意识,大脑,或者两者都是?
大多数现代研究者使用"意识"这个单词作为"大脑"的同义词,似乎在人类头盖骨下面的物理器官是唯一思考的工具。如果没有人关注,这个看法很容易意味着,一个困扰了最伟大思想者上千年的问题——-意识和身体物质之间的关系——以某种方式被解决了。这不是最终答案,那些为此奉献了一生时间人需要更好的答案。
神经科学家对于大脑的认知和思维活动提供了一些有价值的看法。有资料表明,左半脑主要应对语言处理细节,和分析、逻辑思考相关,右半脑主要处理感官图像,和直觉和创造性思维相关,位于大脑半球之间的一小束神经——胼胝体——整合了各种功能。
产生这些认知的研究表明,大脑对于思考是必须的,但是并没有表明大脑对于思考是充分足够的。事实上,很多哲学家声称这永远不能成为充分条件。他们认为意识和大脑有着明显的区别。大脑是由物质组成的物理实体,易于腐烂,而意识是抽象的东西。在最强大的显微镜下观测大脑细胞你永远也无法看到想法和概念——例如,美丽,政府,公平,或者爱——因为想法和概念不是物质实体,而且没有物理上的维度。那么,这些非物质的东西在哪里呢?在非物质的意识中。
美国已故哲学家威廉·巴雷特(William Barrett)指出“从根本上说,历史是人类意识的经历”以及“人类最本质的历史是思想史”。在他的观点看来,“现代社会最大的讽刺”是这样一个事实——科学,存在于人类的意识当中,却鲁莽到否认意识到存在。就像他这样评价,“后代否认他的父母存在。”
就意识是否是实体的争论并不是数个世纪以来关于意识激烈讨论的唯一话题,一个特别重要的问题是,意识是否是被动的,就如约翰·洛克(JohnLocke)所持有的观点,在空白的石板上由经验书写,还是就如G.W.莱布尼茨(G.W.Leibnitz)所说,意识是主动的,是我们采取主动,行使我们自由意志的工具。这本书基于后者的观点。
原文:
Mind, Brain, or Both?
Most modern researchers use the word mind synonymously with brain, as if the physical organ that resides in the human skull were solely responsible for thinking. This practice conveniently presupposes that a problem that has challenged the greatest thinkers for millennia—the relationship between mind and physical matter—was somehow solved when no one was looking. The problem itself and the individuals who spent their lives wrestling with it deserve better.
Neuroscience has provided a number of valuable insights into the cognitive or thinking activities of the brain. It has documented that the left hemisphere of the brain deals mainly with detailed language processing and is associated with analysis and logical thinking, that the right hemisphere deals mainly with sensory images and is associated with intuition and creative thinking, and that the small bundle of nerves that lies between the hemispheres—the corpus callosum—integrates the various functions.

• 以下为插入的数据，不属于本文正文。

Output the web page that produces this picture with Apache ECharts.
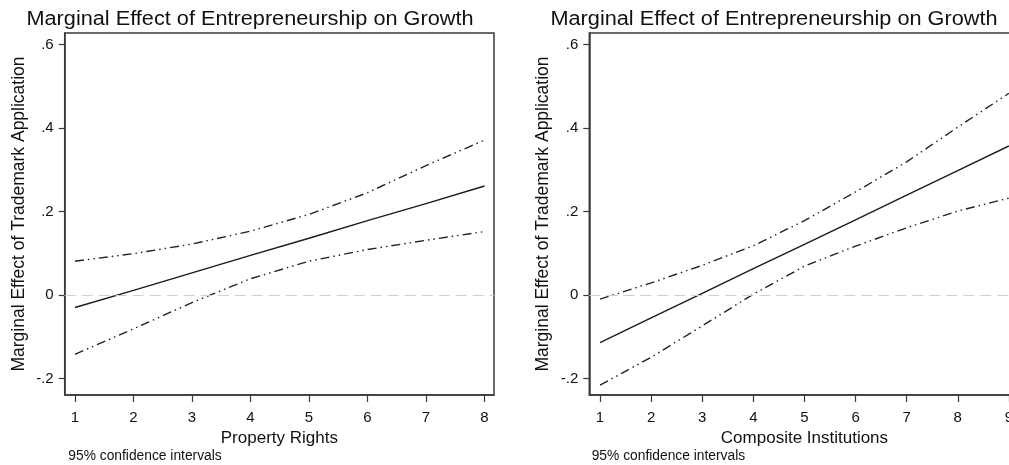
<!DOCTYPE html>
<html>
<head>
<meta charset="utf-8">
<script src="https://cdn.jsdelivr.net/npm/echarts@6/dist/echarts.min.js"></script>
<style>
html,body{margin:0;padding:0;background:#fff;}
#chart{width:1009px;height:465px;}
</style>
</head>
<body>
<div id="chart"></div>
<script>
// ---- data ----
const chartTitle = 'Marginal Effect of Entrepreneurship on Growth';
const yTitle = 'Marginal Effect of Trademark Application';
const noteText = '95% confidence intervals';

const propXName = 'Property Rights';
const propX = [1, 2, 3, 4, 5, 6, 7, 8];
const propEffect = [-0.030, 0.011, 0.053, 0.095, 0.136, 0.178, 0.219, 0.261];
const propUpper  = [0.081, 0.099, 0.122, 0.153, 0.193, 0.245, 0.310, 0.371];
const propLower  = [-0.142, -0.081, -0.018, 0.039, 0.081, 0.109, 0.131, 0.152];

const compXName = 'Composite Institutions';
const compX = [1, 2, 3, 4, 5, 6, 7, 8, 9];
const compEffect = [-0.114, -0.055, 0.004, 0.063, 0.121, 0.180, 0.239, 0.298, 0.357];
const compUpper  = [-0.010, 0.029, 0.071, 0.118, 0.178, 0.247, 0.319, 0.402, 0.483];
const compLower  = [-0.216, -0.149, -0.074, 0.002, 0.069, 0.117, 0.161, 0.201, 0.232];

const yTicks = [-0.2, 0, 0.2, 0.4, 0.6];
const propXTicks = [1, 2, 3, 4, 5, 6, 7, 8];
const compXTicks = [1, 2, 3, 4, 5, 6, 7, 8, 9];

// ---- styling ----
const FONT = '"Liberation Sans", Arial, Helvetica, sans-serif';
const FRAME = '#3a3a3a';
const CI_DASH = [9, 4, 1.5, 4, 1.5, 4];

function pairs(xs, ys) { return xs.map((x, i) => [x, ys[i]]); }
function fmtY(v) {
  const r = Math.round(v * 10) / 10;
  if (r === 0) return '0';
  return String(r).replace('0.', '.');
}

function xAxisFor(gridIndex, min, max, ticks, name) {
  return {
    type: 'value', gridIndex, min, max, name,
    nameLocation: 'middle', nameGap: 28,
    nameTextStyle: { fontFamily: FONT, fontSize: 17, color: '#111' },
    axisLine: { show: true, onZero: false, lineStyle: { color: FRAME, width: 1.5 } },
    axisTick: { show: true, length: 7, inside: false, customValues: ticks,
                lineStyle: { color: FRAME, width: 1.2 } },
    axisLabel: { customValues: ticks, fontFamily: FONT, fontSize: 15, color: '#111', margin: 15 },
    splitLine: { show: false }
  };
}
function yAxisFor(gridIndex, min, max) {
  return {
    type: 'value', gridIndex, min, max, name: yTitle,
    nameLocation: 'middle', nameRotate: 90, nameGap: 37,
    nameTextStyle: { fontFamily: FONT, fontSize: 17.5, color: '#111' },
    axisLine: { show: true, onZero: false, lineStyle: { color: FRAME, width: 1.5 } },
    axisTick: { show: true, length: 6, customValues: yTicks,
                lineStyle: { color: FRAME, width: 1.2 } },
    axisLabel: { customValues: yTicks, fontFamily: FONT, fontSize: 15, color: '#111', margin: 11,
                 formatter: fmtY },
    splitLine: { show: false }
  };
}
function ciSeries(idx, data) {
  return {
    type: 'line', xAxisIndex: idx, yAxisIndex: idx, data, symbol: 'none',
    silent: true, animation: false,
    lineStyle: { color: '#222', width: 1.4, type: CI_DASH }
  };
}
function effSeries(idx, data) {
  return {
    type: 'line', xAxisIndex: idx, yAxisIndex: idx, data, symbol: 'none',
    silent: true, animation: false, z: 3,
    lineStyle: { color: '#1a1a1a', width: 1.4 },
    markLine: {
      silent: true, symbol: 'none', animation: false,
      label: { show: false },
      lineStyle: { color: '#cfcfcf', width: 1.2, type: [11, 6] },
      data: [{ yAxis: 0 }]
    }
  };
}

const yMin = -0.2395, yMax = 0.6275;

const option = {
  backgroundColor: '#fff',
  animation: false,
  grid: [
    { left: 64.7, top: 33, width: 429.3, height: 362, show: true, containLabel: false,
      outerBoundsMode: 'none',
      borderColor: FRAME, borderWidth: 1.5, backgroundColor: '#fff' },
    { left: 589.3, top: 33, width: 430.3, height: 362, show: true, containLabel: false,
      outerBoundsMode: 'none',
      borderColor: FRAME, borderWidth: 1.5, backgroundColor: '#fff' }
  ],
  xAxis: [
    xAxisFor(0, 0.824, 8.162, propXTicks, propXName),
    xAxisFor(1, 0.79, 9.21, compXTicks, compXName)
  ],
  yAxis: [
    yAxisFor(0, yMin, yMax),
    yAxisFor(1, yMin, yMax)
  ],
  series: [
    ciSeries(0, pairs(propX, propUpper)),
    ciSeries(0, pairs(propX, propLower)),
    effSeries(0, pairs(propX, propEffect)),
    ciSeries(1, pairs(compX, compUpper)),
    ciSeries(1, pairs(compX, compLower)),
    effSeries(1, pairs(compX, compEffect))
  ],
  graphic: [
    { type: 'text', x: 250, y: 19.5, scaleX: 1.085, silent: true,
      style: { text: chartTitle, font: '20px ' + FONT, fill: '#111', align: 'center', verticalAlign: 'middle' } },
    { type: 'text', x: 774, y: 19.5, scaleX: 1.085, silent: true,
      style: { text: chartTitle, font: '20px ' + FONT, fill: '#111', align: 'center', verticalAlign: 'middle' } },
    { type: 'text', x: 68.3, y: 456.5, silent: true,
      style: { text: noteText, font: '13.8px ' + FONT, fill: '#111', align: 'left', verticalAlign: 'middle' } },
    { type: 'text', x: 591.7, y: 456.5, silent: true,
      style: { text: noteText, font: '13.8px ' + FONT, fill: '#111', align: 'left', verticalAlign: 'middle' } }
  ]
};

const chart = echarts.init(document.getElementById('chart'), null, { renderer: 'canvas' });
chart.setOption(option);
</script>
</body>
</html>
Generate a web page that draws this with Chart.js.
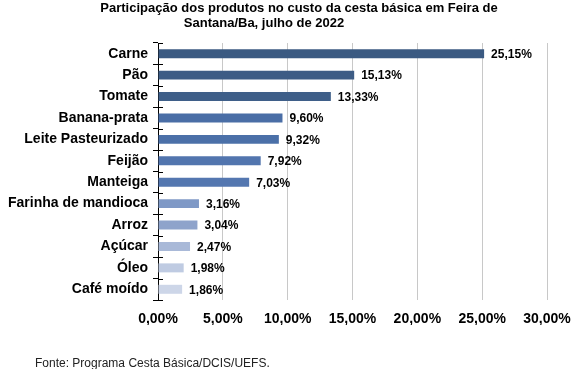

The research that produced these insights showed that the brain is necessary for thought, but it has not shown that the brain is sufficient for thought. In fact, many philosophers claim it can never show that. They argue that the mind and the brain are demonstrably different. Whereas the brain is a physical entity composed of matter and therefore subject to decay, the mind is a metaphysical entity. Examine brain cells under the most powerful microscope and you will never see an idea or concept— for example, beauty, government, equality, or love—because ideas and concepts are not material entities and so have no physical dimension. Where, then, do these nonmaterial things reside? In the nonmaterial mind.5
The late American philosopher William Barrett observed that “history is, fundamentally, the adventure of human consciousness” and “the fundamental history of humankind is the history of mind.” In his view, “one of the supreme ironies of modern history” is the fact that science, which owes its very existence to the human mind, has had the audacity to deny the reality of the mind. As he put it, “the offspring denies the parent.”6
The argument over whether the mind is a reality is not the only issue about the mind that has been hotly debated over the centuries. One especially important issue is whether the mind is passive, a blank slate on which experience writes, as John Locke held, or active, a vehicle by which we take the initiative and exercise our free will, as G. W. Leibnitz argued. This book is based on the latter view.